**Task instructions**
No pictures go into the copy. Write out exactly the lines below from the one containing "Rebuild this chart" through the one containing "1.367, 1.625, 1.915]".

* Start Excerpted data *

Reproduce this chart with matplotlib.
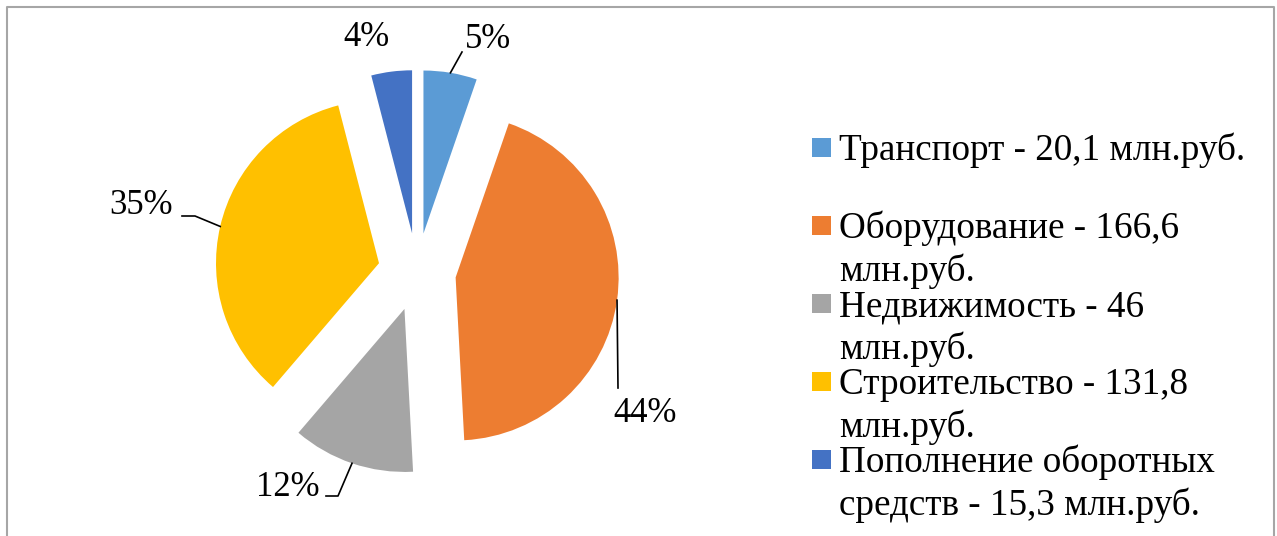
import numpy as np
import matplotlib
matplotlib.use('Agg')
import matplotlib.pyplot as plt
from matplotlib.patches import Rectangle

plt.rcParams['font.family'] = ['Liberation Serif', 'DejaVu Serif']

# data
categories = ['Транспорт', 'Оборудование', 'Недвижимость',
              'Строительство', 'Пополнение оборотных средств']
values = [20.1, 166.6, 46.0, 131.8, 15.3]
colors = ['#5b9bd5', '#ed7d31', '#a5a5a5', '#ffc000', '#4472c4']
legend_lines = [['Транспорт - 20,1 млн.руб.'],
                ['Оборудование - 166,6', 'млн.руб.'],
                ['Недвижимость - 46', 'млн.руб.'],
                ['Строительство - 131,8', 'млн.руб.'],
                ['Пополнение оборотных', 'средств - 15,3 млн.руб.']]

W, H = 1277, 536
fig = plt.figure(figsize=(W/100., H/100.), dpi=100)
ax = fig.add_axes([0, 0, 1, 1])

#pie geometry in pixels
cx, cy = 417, H - 272
rad = 163
expl = 39

wedges, _ = ax.pie(values, colors=colors, startangle=90, counterclock=False,
                   radius=rad, center=(cx, cy), explode=[expl]*len(values),
                   wedgeprops=dict(linewidth=0), frame=True)
ax.set_xlim(0, W)
ax.set_ylim(0, H)
ax.set_aspect('equal')
ax.axis('off')

pcts = np.array(values)/np.sum(values)*100.

#label layout: (text x, text y, ha, leader points beyond anchor) in pixel coords (y down)
lab_layout = [
  (488, 40, 'center', [(462, 52)]),
  (645, 413, 'center', [(618, 388)]),
  (320, 488, 'right', [(338, 496), (326, 496)]),
  (173, 206, 'right', [(195, 216), (182, 216)]),
  (367, 38, 'center', None),
]

for i, w in enumerate(wedges):
  tx, ty, ha, lead = lab_layout[i]
  ax.text(tx, H - ty, '%d%%' % round(pcts[i]), fontsize=25, ha=ha, va='center')
  if lead is not None:
    thm = np.deg2rad(0.5*(w.theta1 + w.theta2))
    ax0 = w.center[0] + w.r*np.cos(thm)
    ay0 = w.center[1] + w.r*np.sin(thm)
    xs = [ax0] + [p[0] for p in lead]
    ys = [ay0] + [H - p[1] for p in lead]
    ax.plot(xs, ys, color='black', lw=1.2)

#legend
base0 = 160
step = 78
lstep = 43
for i in range(len(categories)):
  b = base0 + step*i
  ax.add_patch(Rectangle((812, H - b + 3), 19, 19, facecolor=colors[i],
                         edgecolor='none'))
  for j, line in enumerate(legend_lines[i]):
    ax.text(839, H - (b + lstep*j), line, fontsize=26.7, ha='left',
            va='baseline')

#chart border
ax.plot([6.5, 6.5, 1273.5, 1273.5], [0, H - 6.5, H - 6.5, 0],
        color='#a6a6a6', lw=1.5, clip_on=False)

plt.savefig('out.png', dpi=100)
plt.close()
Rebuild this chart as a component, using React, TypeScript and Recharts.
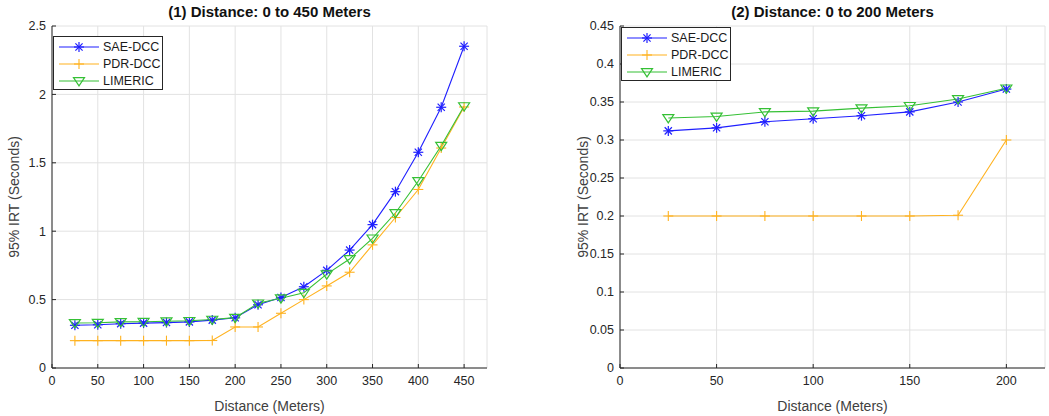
import { LineChart, Line, XAxis, YAxis, CartesianGrid, Label } from 'recharts'

const distanceFull = [25, 50, 75, 100, 125, 150, 175, 200, 225, 250, 275, 300, 325, 350, 375, 400, 425, 450]
const saeFull = [0.312, 0.316, 0.324, 0.328, 0.332, 0.337, 0.35, 0.367, 0.462, 0.516, 0.594, 0.714, 0.862, 1.048, 1.289, 1.577, 1.906, 2.352]
const pdrFull = [0.2, 0.2, 0.2, 0.2, 0.2, 0.2, 0.201, 0.3, 0.3, 0.4, 0.5, 0.6, 0.7, 0.9, 1.1, 1.305, 1.608, 1.908]
const limericFull = [0.329, 0.331, 0.337, 0.338, 0.342, 0.345, 0.354, 0.368, 0.473, 0.51, 0.55, 0.686, 0.797, 0.948, 1.133, 1.367, 1.625, 1.915]

const distanceShort = [25, 50, 75, 100, 125, 150, 175, 200]
const saeShort = [0.312, 0.316, 0.324, 0.328, 0.332, 0.337, 0.35, 0.367]
const pdrShort = [0.2, 0.2, 0.2, 0.2, 0.2, 0.2, 0.201, 0.3]
const limericShort = [0.329, 0.331, 0.337, 0.338, 0.342, 0.345, 0.354, 0.368]

const ticksFull = [0, 50, 100, 150, 200, 250, 300, 350, 400, 450]
const yTicksFull = [0, 0.5, 1, 1.5, 2, 2.5]
const ticksShort = [0, 50, 100, 150, 200]
const yTicksShort = [0, 0.05, 0.1, 0.15, 0.2, 0.25, 0.3, 0.35, 0.4, 0.45]

const BLUE = '#1f1fff'
const ORANGE = '#ffb21f'
const GREEN = '#35c035'
const AXIS = '#262626'
const FONT = '"Liberation Sans", Arial, sans-serif'

function buildRows(xs: number[], sae: number[], pdr: number[], lim: number[]) {
  return xs.map((d, i) => ({ d, sae: sae[i], pdr: pdr[i], lim: lim[i] }))
}

type DotProps = { cx?: number; cy?: number; index?: number }

function Star({ cx, cy, color, r = 5 }: { cx: number; cy: number; color: string; r?: number }) {
  const k = r * 0.72
  return (
    <g stroke={color} strokeWidth={1.2}>
      <line x1={cx - r} y1={cy} x2={cx + r} y2={cy} />
      <line x1={cx} y1={cy - r} x2={cx} y2={cy + r} />
      <line x1={cx - k} y1={cy - k} x2={cx + k} y2={cy + k} />
      <line x1={cx - k} y1={cy + k} x2={cx + k} y2={cy - k} />
    </g>
  )
}

function Plus({ cx, cy, color, r = 5 }: { cx: number; cy: number; color: string; r?: number }) {
  return (
    <g stroke={color} strokeWidth={1.1}>
      <line x1={cx - r} y1={cy} x2={cx + r} y2={cy} />
      <line x1={cx} y1={cy - r} x2={cx} y2={cy + r} />
    </g>
  )
}

function TriDown({ cx, cy, color, r = 5.5 }: { cx: number; cy: number; color: string; r?: number }) {
  const pts = `${cx - r},${cy - r * 0.6} ${cx + r},${cy - r * 0.6} ${cx},${cy + r * 0.9}`
  return <polygon points={pts} fill="none" stroke={color} strokeWidth={1.2} />
}

const starDot = (p: DotProps) =>
  p.cx == null || p.cy == null ? <g key={p.index} /> : <Star key={p.index} cx={p.cx} cy={p.cy} color={BLUE} />
const plusDot = (p: DotProps) =>
  p.cx == null || p.cy == null ? <g key={p.index} /> : <Plus key={p.index} cx={p.cx} cy={p.cy} color={ORANGE} />
const triDot = (p: DotProps) =>
  p.cx == null || p.cy == null ? <g key={p.index} /> : <TriDown key={p.index} cx={p.cx} cy={p.cy} color={GREEN} />

const legendItems = [
  { name: 'SAE-DCC', color: BLUE, Marker: Star },
  { name: 'PDR-DCC', color: ORANGE, Marker: Plus },
  { name: 'LIMERIC', color: GREEN, Marker: TriDown },
]

function LegendBox({ left, top }: { left: number; top: number }) {
  return (
    <div
      style={{
        position: 'absolute',
        left,
        top,
        width: 108,
        height: 52,
        boxSizing: 'content-box',
        border: `1px solid ${AXIS}`,
        background: '#fff',
        fontFamily: FONT,
        fontSize: 12.5,
        color: '#1a1a1a',
        whiteSpace: 'nowrap',
      }}
    >
      {legendItems.map(({ name, color, Marker }, i) => (
        <div key={name} style={{ position: 'absolute', left: 5, top: 2 + i * 17, height: 16, display: 'flex', alignItems: 'center' }}>
          <svg width={40} height={14} style={{ marginRight: 4 }}>
            <line x1={0} y1={7} x2={40} y2={7} stroke={color} strokeWidth={1.1} />
            <Marker cx={20} cy={7} color={color} />
          </svg>
          <span>{name}</span>
        </div>
      ))}
    </div>
  )
}

interface PanelProps {
  title: string
  rows: { d: number; sae: number; pdr: number; lim: number }[]
  xDomain: [number, number]
  xTicks: number[]
  yDomain: [number, number]
  yTicks: number[]
  left: number
  width: number
  marginLeft: number
  marginRight: number
  labelOffset: number
  legendTop: number
}

const tickStyle = { fontSize: 12.5, fill: AXIS, fontFamily: FONT }
const labelStyle = { fontSize: 14, fill: '#404040', fontFamily: FONT, textAnchor: 'middle' as const }
const inTick = { stroke: AXIS, strokeWidth: 1 }

function Panel(props: PanelProps) {
  const { title, rows, xDomain, xTicks, yDomain, yTicks, left, width, marginLeft, marginRight, labelOffset, legendTop } = props
  const plotLeft = marginLeft + 40
  const plotWidth = width - plotLeft - marginRight
  return (
    <div style={{ position: 'absolute', left, top: 0, width, height: 416 }}>
      <div
        style={{
          position: 'absolute',
          left: plotLeft,
          width: plotWidth,
          top: 3,
          textAlign: 'center',
          fontFamily: FONT,
          fontWeight: 'bold',
          fontSize: 15,
          color: '#111',
          whiteSpace: 'nowrap',
        }}
      >
        {title}
      </div>
      <LineChart width={width} height={416} data={rows} margin={{ top: 26, right: marginRight, bottom: 0, left: marginLeft }}>
        <CartesianGrid stroke="#e2e2e2" strokeWidth={1} />
        <XAxis
          dataKey="d"
          type="number"
          domain={xDomain}
          ticks={xTicks}
          allowDataOverflow
          height={48}
          tick={tickStyle}
          tickLine={inTick}
          tickSize={-4}
          tickMargin={12}
          axisLine={{ stroke: AXIS }}
        >
          <Label value="Distance (Meters)" position="insideBottom" offset={5} style={labelStyle} />
        </XAxis>
        <XAxis
          xAxisId="top"
          dataKey="d"
          type="number"
          domain={xDomain}
          ticks={xTicks}
          orientation="top"
          height={0}
          tick={false}
          tickLine={inTick}
          tickSize={-4}
          axisLine={{ stroke: AXIS }}
        />
        <YAxis
          type="number"
          domain={yDomain}
          ticks={yTicks}
          allowDataOverflow
          width={40}
          tick={tickStyle}
          tickLine={inTick}
          tickSize={-4}
          tickMargin={10}
          axisLine={{ stroke: AXIS }}
        >
          <Label value="95% IRT (Seconds)" angle={-90} position="insideLeft" offset={labelOffset} style={labelStyle} />
        </YAxis>
        <YAxis
          yAxisId="right"
          type="number"
          domain={yDomain}
          ticks={yTicks}
          orientation="right"
          width={0}
          tick={false}
          tickLine={inTick}
          tickSize={-4}
          axisLine={{ stroke: AXIS }}
        />
        <Line dataKey="sae" name="SAE-DCC" stroke={BLUE} strokeWidth={1.1} dot={starDot} activeDot={false} isAnimationActive={false} />
        <Line dataKey="pdr" name="PDR-DCC" stroke={ORANGE} strokeWidth={1.1} dot={plusDot} activeDot={false} isAnimationActive={false} />
        <Line dataKey="lim" name="LIMERIC" stroke={GREEN} strokeWidth={1.1} dot={triDot} activeDot={false} isAnimationActive={false} />
      </LineChart>
      <LegendBox left={plotLeft + 1} top={legendTop} />
    </div>
  )
}

export default function App() {
  return (
    <div style={{ position: 'absolute', left: 0, top: 0, width: 1049, height: 416, background: '#fff' }}>
      <Panel
        title="(1) Distance: 0 to 450 Meters"
        rows={buildRows(distanceFull, saeFull, pdrFull, limericFull)}
        xDomain={[0, 475]}
        xTicks={ticksFull}
        yDomain={[0, 2.5]}
        yTicks={yTicksFull}
        left={0}
        width={500}
        marginLeft={12}
        marginRight={13}
        labelOffset={2}
        legendTop={36}
      />
      <Panel
        title="(2) Distance: 0 to 200 Meters"
        rows={buildRows(distanceShort, saeShort, pdrShort, limericShort)}
        xDomain={[0, 220]}
        xTicks={ticksShort}
        yDomain={[0, 0.45]}
        yTicks={yTicksShort}
        left={560}
        width={489}
        marginLeft={20}
        marginRight={4}
        labelOffset={3}
        legendTop={27}
      />
    </div>
  )
}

* End Excerpted data *

**Written solution**
Rebuild this chart as a component, using React, TypeScript and Recharts.
import { LineChart, Line, XAxis, YAxis, CartesianGrid, Label } from 'recharts'

const distanceFull = [25, 50, 75, 100, 125, 150, 175, 200, 225, 250, 275, 300, 325, 350, 375, 400, 425, 450]
const saeFull = [0.312, 0.316, 0.324, 0.328, 0.332, 0.337, 0.35, 0.367, 0.462, 0.516, 0.594, 0.714, 0.862, 1.048, 1.289, 1.577, 1.906, 2.352]
const pdrFull = [0.2, 0.2, 0.2, 0.2, 0.2, 0.2, 0.201, 0.3, 0.3, 0.4, 0.5, 0.6, 0.7, 0.9, 1.1, 1.305, 1.608, 1.908]
const limericFull = [0.329, 0.331, 0.337, 0.338, 0.342, 0.345, 0.354, 0.368, 0.473, 0.51, 0.55, 0.686, 0.797, 0.948, 1.133, 1.367, 1.625, 1.915]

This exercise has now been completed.